[GIVEN MATERIAL]:
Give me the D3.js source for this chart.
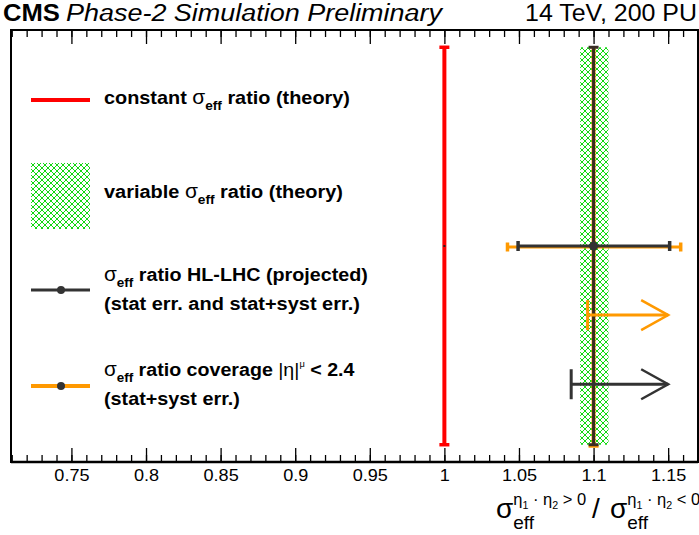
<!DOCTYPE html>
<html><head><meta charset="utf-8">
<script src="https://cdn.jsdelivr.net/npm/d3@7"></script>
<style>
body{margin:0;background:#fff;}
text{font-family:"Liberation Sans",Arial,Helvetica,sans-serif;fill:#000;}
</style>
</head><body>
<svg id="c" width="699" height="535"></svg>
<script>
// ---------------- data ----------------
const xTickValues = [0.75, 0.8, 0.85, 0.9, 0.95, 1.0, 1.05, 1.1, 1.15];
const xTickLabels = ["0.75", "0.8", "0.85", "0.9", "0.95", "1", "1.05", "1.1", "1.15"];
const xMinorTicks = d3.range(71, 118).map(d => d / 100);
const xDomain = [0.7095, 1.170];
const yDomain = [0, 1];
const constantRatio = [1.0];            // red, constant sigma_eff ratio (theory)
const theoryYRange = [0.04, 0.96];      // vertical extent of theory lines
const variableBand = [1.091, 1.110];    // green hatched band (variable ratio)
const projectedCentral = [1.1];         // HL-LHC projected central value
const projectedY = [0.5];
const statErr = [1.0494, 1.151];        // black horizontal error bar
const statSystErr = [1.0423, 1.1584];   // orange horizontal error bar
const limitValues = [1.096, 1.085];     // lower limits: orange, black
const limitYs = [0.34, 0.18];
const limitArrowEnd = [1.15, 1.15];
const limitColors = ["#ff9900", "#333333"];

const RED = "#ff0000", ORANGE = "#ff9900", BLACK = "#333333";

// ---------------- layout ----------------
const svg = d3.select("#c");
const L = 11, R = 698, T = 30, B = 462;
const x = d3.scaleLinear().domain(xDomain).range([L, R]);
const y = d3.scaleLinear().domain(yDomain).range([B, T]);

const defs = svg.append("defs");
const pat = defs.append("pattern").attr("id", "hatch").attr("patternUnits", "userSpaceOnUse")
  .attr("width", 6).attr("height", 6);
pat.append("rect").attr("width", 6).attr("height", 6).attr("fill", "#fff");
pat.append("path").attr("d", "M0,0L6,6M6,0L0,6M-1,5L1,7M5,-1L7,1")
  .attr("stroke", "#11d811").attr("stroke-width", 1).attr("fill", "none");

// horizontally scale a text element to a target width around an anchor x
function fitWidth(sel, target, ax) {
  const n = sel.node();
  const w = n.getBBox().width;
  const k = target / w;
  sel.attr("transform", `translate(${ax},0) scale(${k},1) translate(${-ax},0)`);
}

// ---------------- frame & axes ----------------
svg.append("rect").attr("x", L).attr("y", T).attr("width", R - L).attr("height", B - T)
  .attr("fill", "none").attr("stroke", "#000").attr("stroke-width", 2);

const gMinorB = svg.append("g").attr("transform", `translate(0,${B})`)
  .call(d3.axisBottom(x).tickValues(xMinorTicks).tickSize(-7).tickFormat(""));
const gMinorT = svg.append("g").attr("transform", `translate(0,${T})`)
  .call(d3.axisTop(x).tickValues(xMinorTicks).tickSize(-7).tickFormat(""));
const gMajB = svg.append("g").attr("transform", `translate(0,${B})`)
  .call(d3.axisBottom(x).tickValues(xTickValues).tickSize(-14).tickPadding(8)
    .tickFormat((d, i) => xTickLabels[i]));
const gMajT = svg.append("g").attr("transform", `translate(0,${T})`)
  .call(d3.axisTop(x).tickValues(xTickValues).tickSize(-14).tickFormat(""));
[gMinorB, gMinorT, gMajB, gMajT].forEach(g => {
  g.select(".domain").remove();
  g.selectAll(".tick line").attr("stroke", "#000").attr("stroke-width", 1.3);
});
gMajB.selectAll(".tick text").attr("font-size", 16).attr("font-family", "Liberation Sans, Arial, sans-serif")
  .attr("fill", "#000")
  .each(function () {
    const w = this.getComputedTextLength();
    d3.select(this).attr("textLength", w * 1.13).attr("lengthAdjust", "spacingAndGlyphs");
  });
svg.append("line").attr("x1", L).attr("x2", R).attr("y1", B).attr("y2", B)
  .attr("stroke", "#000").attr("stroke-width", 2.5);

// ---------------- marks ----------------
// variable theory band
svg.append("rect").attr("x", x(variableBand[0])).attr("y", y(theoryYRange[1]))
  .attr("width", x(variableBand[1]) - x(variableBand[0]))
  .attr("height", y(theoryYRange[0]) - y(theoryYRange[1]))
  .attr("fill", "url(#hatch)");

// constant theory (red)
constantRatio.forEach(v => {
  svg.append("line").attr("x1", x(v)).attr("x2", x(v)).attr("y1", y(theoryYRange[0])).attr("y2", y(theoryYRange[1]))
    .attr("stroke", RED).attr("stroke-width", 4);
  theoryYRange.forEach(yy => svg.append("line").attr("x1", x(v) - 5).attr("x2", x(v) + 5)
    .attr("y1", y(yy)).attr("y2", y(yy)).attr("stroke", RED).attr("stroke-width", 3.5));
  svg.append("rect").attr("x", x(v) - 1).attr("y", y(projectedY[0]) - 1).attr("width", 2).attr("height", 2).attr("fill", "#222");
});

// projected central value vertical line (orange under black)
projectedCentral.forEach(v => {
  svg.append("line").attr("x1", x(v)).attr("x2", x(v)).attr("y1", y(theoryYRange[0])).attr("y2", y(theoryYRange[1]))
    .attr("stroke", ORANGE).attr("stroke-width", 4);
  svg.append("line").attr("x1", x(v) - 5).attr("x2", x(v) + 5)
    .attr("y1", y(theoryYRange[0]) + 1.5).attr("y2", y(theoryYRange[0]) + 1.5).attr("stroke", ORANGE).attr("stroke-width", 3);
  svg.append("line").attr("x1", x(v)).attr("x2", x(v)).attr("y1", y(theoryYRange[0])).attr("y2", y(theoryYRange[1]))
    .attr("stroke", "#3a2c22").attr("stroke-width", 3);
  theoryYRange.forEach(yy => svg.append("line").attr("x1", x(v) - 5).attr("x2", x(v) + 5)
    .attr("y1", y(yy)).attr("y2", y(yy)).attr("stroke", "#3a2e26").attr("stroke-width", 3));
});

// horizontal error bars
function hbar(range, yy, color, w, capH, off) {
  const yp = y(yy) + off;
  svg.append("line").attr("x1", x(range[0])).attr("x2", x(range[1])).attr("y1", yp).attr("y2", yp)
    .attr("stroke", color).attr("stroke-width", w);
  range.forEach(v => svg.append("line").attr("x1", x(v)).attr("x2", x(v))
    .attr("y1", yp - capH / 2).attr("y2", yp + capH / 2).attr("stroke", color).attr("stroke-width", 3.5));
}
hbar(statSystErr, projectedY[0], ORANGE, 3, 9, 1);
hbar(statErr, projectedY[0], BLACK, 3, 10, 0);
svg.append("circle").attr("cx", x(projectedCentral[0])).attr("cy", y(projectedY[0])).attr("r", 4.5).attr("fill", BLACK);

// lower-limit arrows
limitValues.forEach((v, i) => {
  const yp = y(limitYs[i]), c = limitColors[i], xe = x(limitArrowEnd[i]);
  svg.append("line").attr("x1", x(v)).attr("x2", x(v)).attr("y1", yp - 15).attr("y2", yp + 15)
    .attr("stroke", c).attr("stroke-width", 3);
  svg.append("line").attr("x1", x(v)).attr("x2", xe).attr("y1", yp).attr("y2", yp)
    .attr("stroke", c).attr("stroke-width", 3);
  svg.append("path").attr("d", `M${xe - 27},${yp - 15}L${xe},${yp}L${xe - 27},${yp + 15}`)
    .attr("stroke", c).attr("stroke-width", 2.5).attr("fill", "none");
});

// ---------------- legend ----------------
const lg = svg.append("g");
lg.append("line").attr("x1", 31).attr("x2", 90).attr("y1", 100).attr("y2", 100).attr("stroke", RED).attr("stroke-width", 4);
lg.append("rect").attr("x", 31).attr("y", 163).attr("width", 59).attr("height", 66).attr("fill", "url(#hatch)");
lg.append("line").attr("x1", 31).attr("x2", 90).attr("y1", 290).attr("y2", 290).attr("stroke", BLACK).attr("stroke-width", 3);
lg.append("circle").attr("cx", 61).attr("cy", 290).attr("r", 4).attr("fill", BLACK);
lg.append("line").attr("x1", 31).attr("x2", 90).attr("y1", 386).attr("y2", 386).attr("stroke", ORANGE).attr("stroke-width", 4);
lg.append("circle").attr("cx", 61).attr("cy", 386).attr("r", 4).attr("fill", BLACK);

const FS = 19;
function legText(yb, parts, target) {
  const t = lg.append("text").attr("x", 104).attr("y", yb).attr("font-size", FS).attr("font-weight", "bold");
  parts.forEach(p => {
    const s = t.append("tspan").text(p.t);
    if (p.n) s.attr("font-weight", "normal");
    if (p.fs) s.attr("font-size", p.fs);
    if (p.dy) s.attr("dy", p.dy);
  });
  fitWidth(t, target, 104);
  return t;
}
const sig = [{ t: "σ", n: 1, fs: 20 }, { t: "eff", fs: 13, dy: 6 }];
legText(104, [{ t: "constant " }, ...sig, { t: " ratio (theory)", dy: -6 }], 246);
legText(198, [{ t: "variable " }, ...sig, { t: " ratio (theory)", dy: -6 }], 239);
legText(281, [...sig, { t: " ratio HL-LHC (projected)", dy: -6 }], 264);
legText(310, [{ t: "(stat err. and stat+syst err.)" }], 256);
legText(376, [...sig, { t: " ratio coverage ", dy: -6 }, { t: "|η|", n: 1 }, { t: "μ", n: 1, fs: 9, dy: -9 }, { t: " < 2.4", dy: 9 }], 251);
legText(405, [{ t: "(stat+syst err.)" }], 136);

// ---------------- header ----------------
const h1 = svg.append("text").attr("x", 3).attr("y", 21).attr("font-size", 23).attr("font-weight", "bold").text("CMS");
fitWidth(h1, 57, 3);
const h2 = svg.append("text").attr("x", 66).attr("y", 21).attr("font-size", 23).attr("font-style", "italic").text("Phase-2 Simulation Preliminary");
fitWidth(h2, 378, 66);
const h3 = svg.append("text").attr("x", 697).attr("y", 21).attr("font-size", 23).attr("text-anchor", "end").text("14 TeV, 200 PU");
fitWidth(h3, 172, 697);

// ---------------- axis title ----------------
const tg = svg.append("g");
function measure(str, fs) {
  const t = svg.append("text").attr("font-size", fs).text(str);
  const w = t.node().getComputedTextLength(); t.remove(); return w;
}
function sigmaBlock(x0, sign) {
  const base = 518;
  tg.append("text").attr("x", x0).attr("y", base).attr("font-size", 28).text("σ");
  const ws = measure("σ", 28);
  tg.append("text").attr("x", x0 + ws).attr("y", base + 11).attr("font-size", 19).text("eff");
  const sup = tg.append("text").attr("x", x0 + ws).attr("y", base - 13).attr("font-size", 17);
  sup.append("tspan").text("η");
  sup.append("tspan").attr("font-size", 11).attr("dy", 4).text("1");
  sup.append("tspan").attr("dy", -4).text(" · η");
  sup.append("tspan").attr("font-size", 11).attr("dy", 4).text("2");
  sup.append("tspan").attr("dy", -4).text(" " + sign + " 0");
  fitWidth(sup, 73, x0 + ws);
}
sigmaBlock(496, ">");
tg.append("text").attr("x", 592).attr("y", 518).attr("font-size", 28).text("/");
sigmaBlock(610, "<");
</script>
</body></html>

[TASK]: Only the lines from the start of the material through the line containing "const y = d3.scaleLinear().domain(yDomain).range([B, T]);" should be transcribed. Pictures stay out.

[CORRECT RESPONSE]:
Give me the D3.js source for this chart.
<!DOCTYPE html>
<html><head><meta charset="utf-8">
<script src="https://cdn.jsdelivr.net/npm/d3@7"></script>
<style>
body{margin:0;background:#fff;}
text{font-family:"Liberation Sans",Arial,Helvetica,sans-serif;fill:#000;}
</style>
</head><body>
<svg id="c" width="699" height="535"></svg>
<script>
// ---------------- data ----------------
const xTickValues = [0.75, 0.8, 0.85, 0.9, 0.95, 1.0, 1.05, 1.1, 1.15];
const xTickLabels = ["0.75", "0.8", "0.85", "0.9", "0.95", "1", "1.05", "1.1", "1.15"];
const xMinorTicks = d3.range(71, 118).map(d => d / 100);
const xDomain = [0.7095, 1.170];
const yDomain = [0, 1];
const constantRatio = [1.0];            // red, constant sigma_eff ratio (theory)
const theoryYRange = [0.04, 0.96];      // vertical extent of theory lines
const variableBand = [1.091, 1.110];    // green hatched band (variable ratio)
const projectedCentral = [1.1];         // HL-LHC projected central value
const projectedY = [0.5];
const statErr = [1.0494, 1.151];        // black horizontal error bar
const statSystErr = [1.0423, 1.1584];   // orange horizontal error bar
const limitValues = [1.096, 1.085];     // lower limits: orange, black
const limitYs = [0.34, 0.18];
const limitArrowEnd = [1.15, 1.15];
const limitColors = ["#ff9900", "#333333"];

const RED = "#ff0000", ORANGE = "#ff9900", BLACK = "#333333";

// ---------------- layout ----------------
const svg = d3.select("#c");
const L = 11, R = 698, T = 30, B = 462;
const x = d3.scaleLinear().domain(xDomain).range([L, R]);
const y = d3.scaleLinear().domain(yDomain).range([B, T]);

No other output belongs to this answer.